N.Y. Tinters Begin to See Effects of New Tint LawFebruary 1st, 2017 by Katherine Coig
It’s been a month since New York State began implementing the testing of window tint during a vehicle’s annual state inspection, and some members of its tinting community are struggling to maintain their sales levels.
According to the law, if the tint meter registers a VLT below 70 percent, the vehicle will fail inspection. Though the legal limit in N.Y. has always been 70 percent, the requirement of having it inspected is new, leaving customers fearful of having any type of tint installed.

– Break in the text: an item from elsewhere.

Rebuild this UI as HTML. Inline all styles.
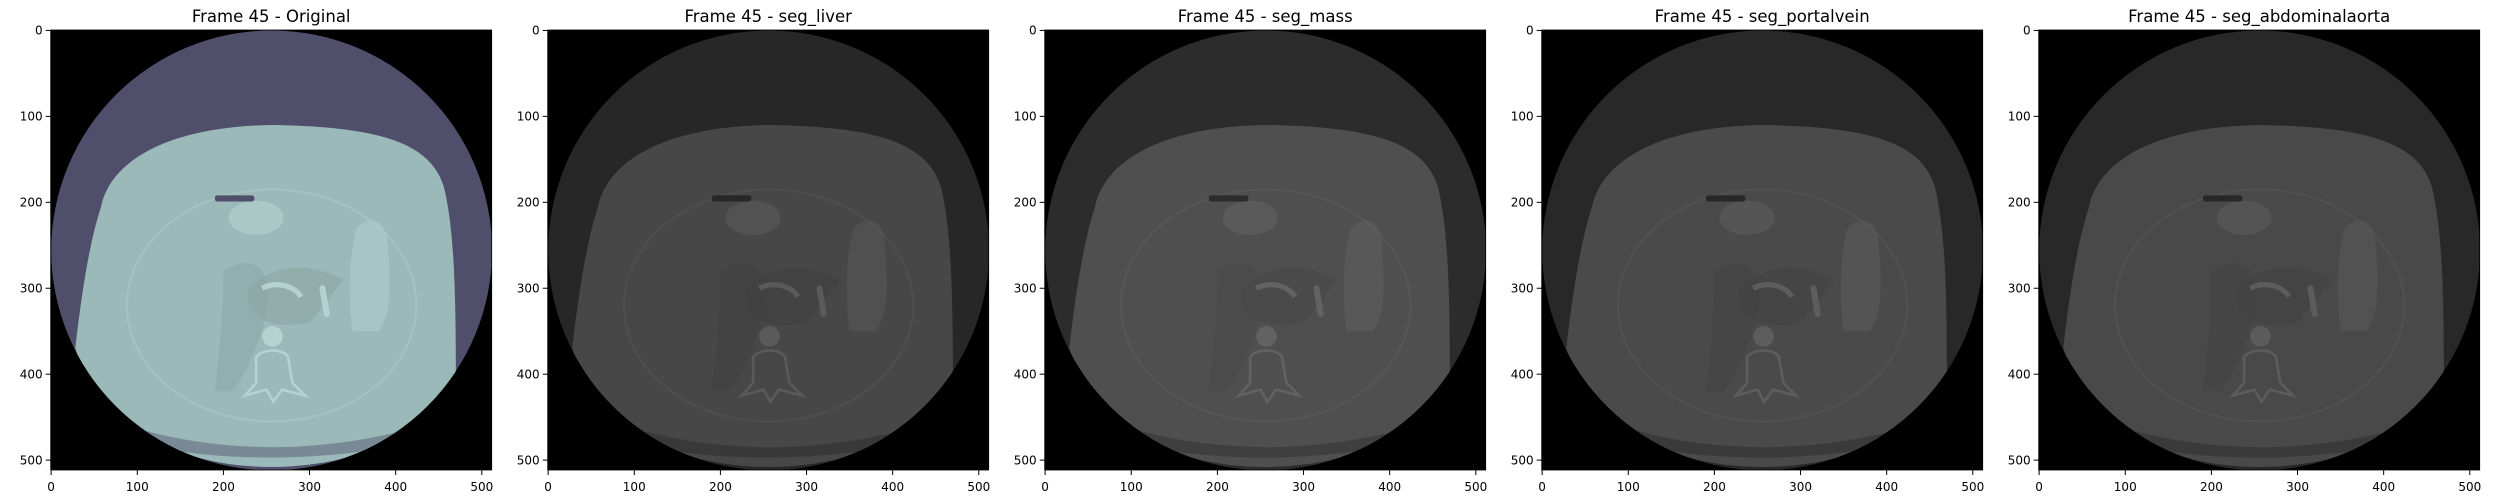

“My customers always came back. But now, they have their tint removed, they say ‘bye-bye,’ and I never see them again,” says Sergio Camacho, owner of Supreme Tint in Staten Island, N.Y. Camacho mentions that it’s not uncommon for people in the state to lease their cars, which brought him a loyal following over the past 10 years. “ … I’d see repeat customers every two years. But now they’re afraid to get tint and get ticketed. It’s a $130 fee plus the cost of the inspection.”
Camacho is not alone. Chris Marrero, owner of Chris Breezy Customs in Larchmont, N.Y., says, “I’ve seen a significant decrease in walk-ins and referrals, and corporate tint jobs. I used to get daily emails for tint job quotes, and that has slowed as well.” Both Camacho and Marrero reported that though sales are on the up right now, it’s mostly due to tint removals, which won’t last for much longer or sustain business.
Camacho mentions that his automotive sales made up 50 to 60 percent of business; with a gap that large in his total revenue, he’s not sure how to make up for the losses he’s going to incur. But if there’s one thing both owners are sure of, it’s that they’re going to continue to operate legally. However, that doesn’t exempt them from fear of losing their livelihood.
Marrero, who had a tough up-bringing, took on tinting at the young age of 12 as a way to help provide for his family. “In the past couple of weeks, I’ve been doing nothing but tint removals,” he says. “I’ve had to turn down customers because I’m trying to follow the law so nothing can hurt my business.” But he adds that by doing this, it’s also hurt his automotive sales, putting him in a catch-22 situation.
He states that his company is fortunate enough to have other services to rely on, whereas not every tinter in the state has that option. “There are a lot of freelancers out there that depend on [tint] to make a living.”
Since WINDOW FILM magazine first reported on this issue, several industry members have reached out looking for advice on how to approach the situation. They collectively emphasized that they stand behind the inspection law and police officers, but they would like to see the legal limit lowered to be more “reasonable.”
Christian Zagami, owner and operator of WC Tint in Staten Island, N.Y., reported on the efforts he’s been pushing. “We have a lot more people that are concerned about it. As far as the overall picture, not much has changed. We’ve been talking to a local politician, and I’ve been in contact with the IWFA, but I’m also going out at it on my own.”
Zagami adds that a local state assemblyman is researching the issue to see what he can do. In turn, Zagami hopes to “try and lobby with other tinters and get other politicians,” in order to lower the legal limit from 70 percent.
“We’re hoping that we can do our best to push it forward to help people who really truly need tint.”